START Given records

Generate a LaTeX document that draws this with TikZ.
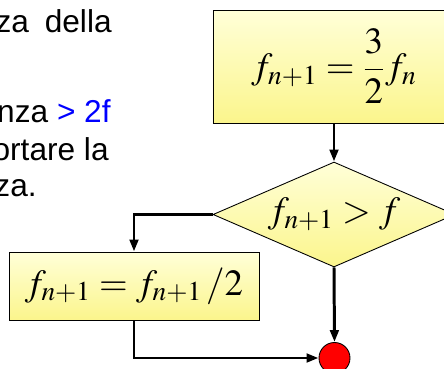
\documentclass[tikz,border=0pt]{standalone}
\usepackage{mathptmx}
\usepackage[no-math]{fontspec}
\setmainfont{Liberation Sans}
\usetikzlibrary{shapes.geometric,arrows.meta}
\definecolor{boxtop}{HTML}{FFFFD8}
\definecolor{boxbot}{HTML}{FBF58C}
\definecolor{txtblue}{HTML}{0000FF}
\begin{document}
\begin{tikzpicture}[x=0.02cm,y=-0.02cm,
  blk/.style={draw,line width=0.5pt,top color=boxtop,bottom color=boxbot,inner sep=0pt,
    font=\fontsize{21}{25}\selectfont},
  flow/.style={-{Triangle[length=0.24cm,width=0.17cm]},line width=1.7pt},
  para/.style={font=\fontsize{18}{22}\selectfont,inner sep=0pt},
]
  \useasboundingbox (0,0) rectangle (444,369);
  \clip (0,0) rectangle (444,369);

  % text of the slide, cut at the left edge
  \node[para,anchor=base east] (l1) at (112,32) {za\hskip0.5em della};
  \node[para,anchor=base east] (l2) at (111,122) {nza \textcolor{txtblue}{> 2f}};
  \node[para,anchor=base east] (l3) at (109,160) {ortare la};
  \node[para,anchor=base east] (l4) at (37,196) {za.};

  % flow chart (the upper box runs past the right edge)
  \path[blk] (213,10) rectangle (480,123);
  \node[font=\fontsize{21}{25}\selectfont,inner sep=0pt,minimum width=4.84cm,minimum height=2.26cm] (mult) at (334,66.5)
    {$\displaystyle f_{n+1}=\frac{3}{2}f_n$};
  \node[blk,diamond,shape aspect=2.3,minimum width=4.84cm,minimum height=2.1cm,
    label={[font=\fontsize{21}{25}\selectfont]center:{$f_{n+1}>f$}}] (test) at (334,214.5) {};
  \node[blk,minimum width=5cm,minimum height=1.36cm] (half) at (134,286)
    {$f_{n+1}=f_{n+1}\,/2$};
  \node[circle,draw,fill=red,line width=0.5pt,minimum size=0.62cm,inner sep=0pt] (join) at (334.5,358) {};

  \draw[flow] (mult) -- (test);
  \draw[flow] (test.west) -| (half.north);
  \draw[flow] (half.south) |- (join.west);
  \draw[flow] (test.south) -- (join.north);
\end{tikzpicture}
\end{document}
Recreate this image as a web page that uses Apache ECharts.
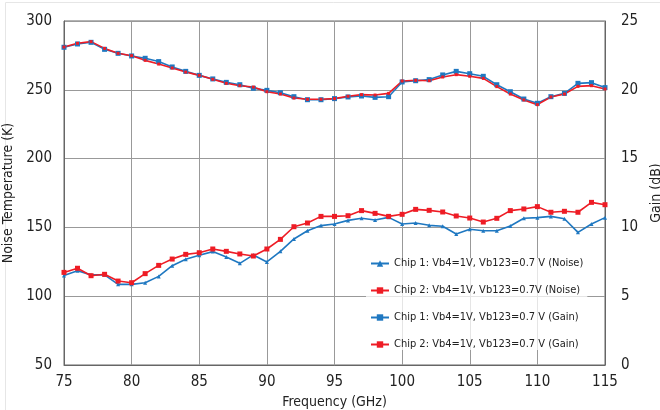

END Given records

*Task to complete*. The records above should be reproduced exactly, with no pictures included.

*Finished task*.
Generate a LaTeX document that draws this with TikZ.
\documentclass[tikz,border=0pt]{standalone}
\usepackage{mathptmx}
\usepackage[no-math]{fontspec}
\setmainfont{Liberation Sans}
\usetikzlibrary{shapes.geometric,arrows.meta}
\definecolor{boxtop}{HTML}{FFFFD8}
\definecolor{boxbot}{HTML}{FBF58C}
\definecolor{txtblue}{HTML}{0000FF}
\begin{document}
\begin{tikzpicture}[x=0.02cm,y=-0.02cm,
  blk/.style={draw,line width=0.5pt,top color=boxtop,bottom color=boxbot,inner sep=0pt,
    font=\fontsize{21}{25}\selectfont},
  flow/.style={-{Triangle[length=0.24cm,width=0.17cm]},line width=1.7pt},
  para/.style={font=\fontsize{18}{22}\selectfont,inner sep=0pt},
]
  \useasboundingbox (0,0) rectangle (444,369);
  \clip (0,0) rectangle (444,369);

  % text of the slide, cut at the left edge
  \node[para,anchor=base east] (l1) at (112,32) {za\hskip0.5em della};
  \node[para,anchor=base east] (l2) at (111,122) {nza \textcolor{txtblue}{> 2f}};
  \node[para,anchor=base east] (l3) at (109,160) {ortare la};
  \node[para,anchor=base east] (l4) at (37,196) {za.};

  % flow chart (the upper box runs past the right edge)
  \path[blk] (213,10) rectangle (480,123);
  \node[font=\fontsize{21}{25}\selectfont,inner sep=0pt,minimum width=4.84cm,minimum height=2.26cm] (mult) at (334,66.5)
    {$\displaystyle f_{n+1}=\frac{3}{2}f_n$};
  \node[blk,diamond,shape aspect=2.3,minimum width=4.84cm,minimum height=2.1cm,
    label={[font=\fontsize{21}{25}\selectfont]center:{$f_{n+1}>f$}}] (test) at (334,214.5) {};
  \node[blk,minimum width=5cm,minimum height=1.36cm] (half) at (134,286)
    {$f_{n+1}=f_{n+1}\,/2$};
  \node[circle,draw,fill=red,line width=0.5pt,minimum size=0.62cm,inner sep=0pt] (join) at (334.5,358) {};

  \draw[flow] (mult) -- (test);
  \draw[flow] (test.west) -| (half.north);
  \draw[flow] (half.south) |- (join.west);
  \draw[flow] (test.south) -- (join.north);
\end{tikzpicture}
\end{document}
Recreate this image as a web page that uses Apache ECharts.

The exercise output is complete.